The Fulbright US Student Program, the largest international exchange program in the US, provides grants for students and young professionals to pursue individually designed study/research projects or participate in English Teaching Assistant Programs.
Sophie Basseches ’20, a sociology major and gender and feminist studies minor, has been awarded a 2021-22 Fulbright to teach English in Spain, assigned to the Canary Islands. She plans to use her past teaching experience in both Ecuador and the US in order to impart her passion for cross-cultural communication. Sophie’s pedagogy will include interactive, flexible, and creative teaching strategies that involve lively participation and structure in an open and non-judgmental classroom atmosphere. She plans to pursue a master’s degree in social welfare, with the goal of becoming an elementary school counselor in Spanish-speaking communities.
Lily Borak ’21, a human biology major and English and world literature minor, is the recipient of a Fulbright to conduct research in Nepal on the use of interactive theater formats, such as playback theater and forum theater, as tools for healing. She will focus of how interactive theater has helped heal communities from specific traumatic events, such as the 2015 earthquake, as well as from ongoing social issues, such as gender discrimination. In addition, Lily will engage with Nepal’s spoken-word poetry community. Upon returning to the US, she hopes to pursue an MA in drama therapy and become an accredited drama therapist.

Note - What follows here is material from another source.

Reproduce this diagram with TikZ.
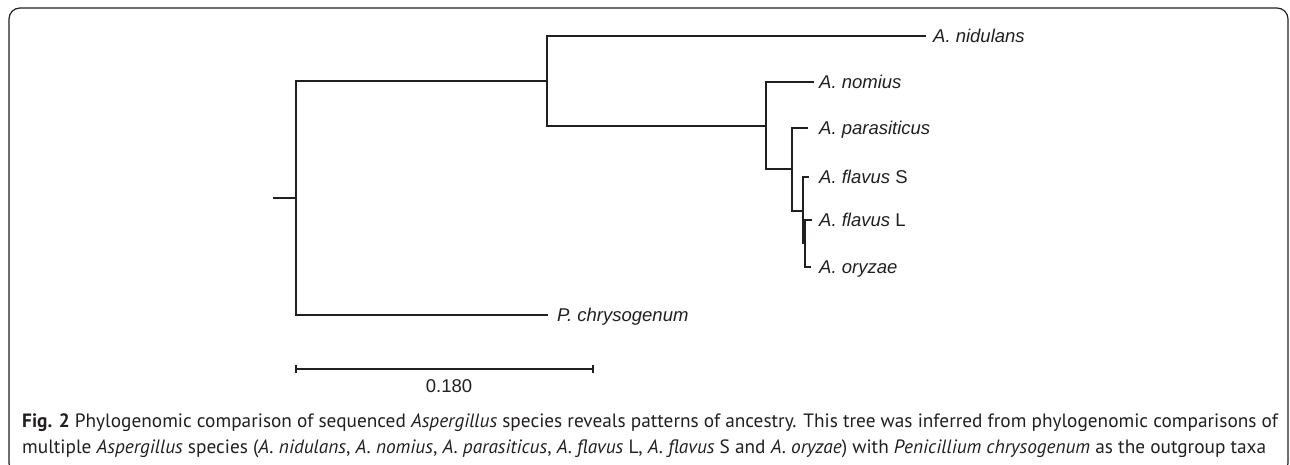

Gabriela Carrera ’21, Gabriela Carrera ’21, a media and critical race studies major, has received a Fulbright to conduct research in the Dominican Republic, utilizing the perspective of sex workers in order to identify how cis- and trans-women working in the informal economies, whose income has been contingent upon their ability to provide services that traditionally require physical contact, are strengthening avenues for worker solidarity amidst the pandemic and counteracting the stratification exacerbated by transnational tourism and economies of desire. Gabriela’s future plans include pursuing a master’s degree in Latin American and Caribbean studies with a joint concentration in Africana studies.
Priscilla Cobian ’16, a sociology/Spanish major and Chicanx-Latinx studies minor, was awarded a 2020-21 Fulbright to Mexico to teach English. She was unable to carry out her plans due to the pandemic; she re-applied and received an offer to undertake her Fulbright for the 2021-22 year.
Esme Kline ’19, an organismal biology major, received a 2020-21 Fulbright last year to do research in Panama where she will be investigating historic drivers of coral reef decline in Bocas del Toro. She reapplied and plans to undertake a 2021-22 Fulbright instead. Esme’s research will involve three phases: physical collection of coral cores; extraction of skeletal material for geochemical analyses and development of growth chronologies and analyses of results. To complement her research and for community engagement, she plans to work with the mentorship program “Mujeres del Océano,” or Women of the Ocean, which aims to deepen local girls’ connection with the ocean through activities such as surfing, snorkeling and beach cleanups. Esme plans to pursue a PhD in marine ecosystems and society.
Veronica Martinez ’21, an organizational studies and Spanish double major, is the recipient of a Fulbright to teach English in Spain at the La Communidad de Madrid. Her experience in teaching English in Vietnam, Spain, and the US will enable her to demonstrate how the power of bilingualism can increase social and cultural knowledge in a community amid a globalizing world. As an applicant from a border town, Veronica will incorporate her experiences as a first-generation Mexican American to explain the multicultural sectors in the US. Upon her return to the US, she plans to pursue a graduate degree in education policy.
Jessica Miao ’21, a biology major, has been awarded a Fulbright to teach English in Germany, where she will use her position as an ETA to bring discussions and language around the topic of race in Germany and the US to students. During a previous time in Germany, she found it frustrating to see that, to many, a non-white person was automatically considered an outsider while, simultaneously, white people were accepted as belonging. As an ETA in Germany, Jessica wants to both learn from and share with students. She aims to assist her co-teacher in constructing communities of inclusivity and understanding, believing a classroom is the perfect place to start. Upon completion of her Fulbright year, Jessica plans to work for a year and ultimately attend medical school.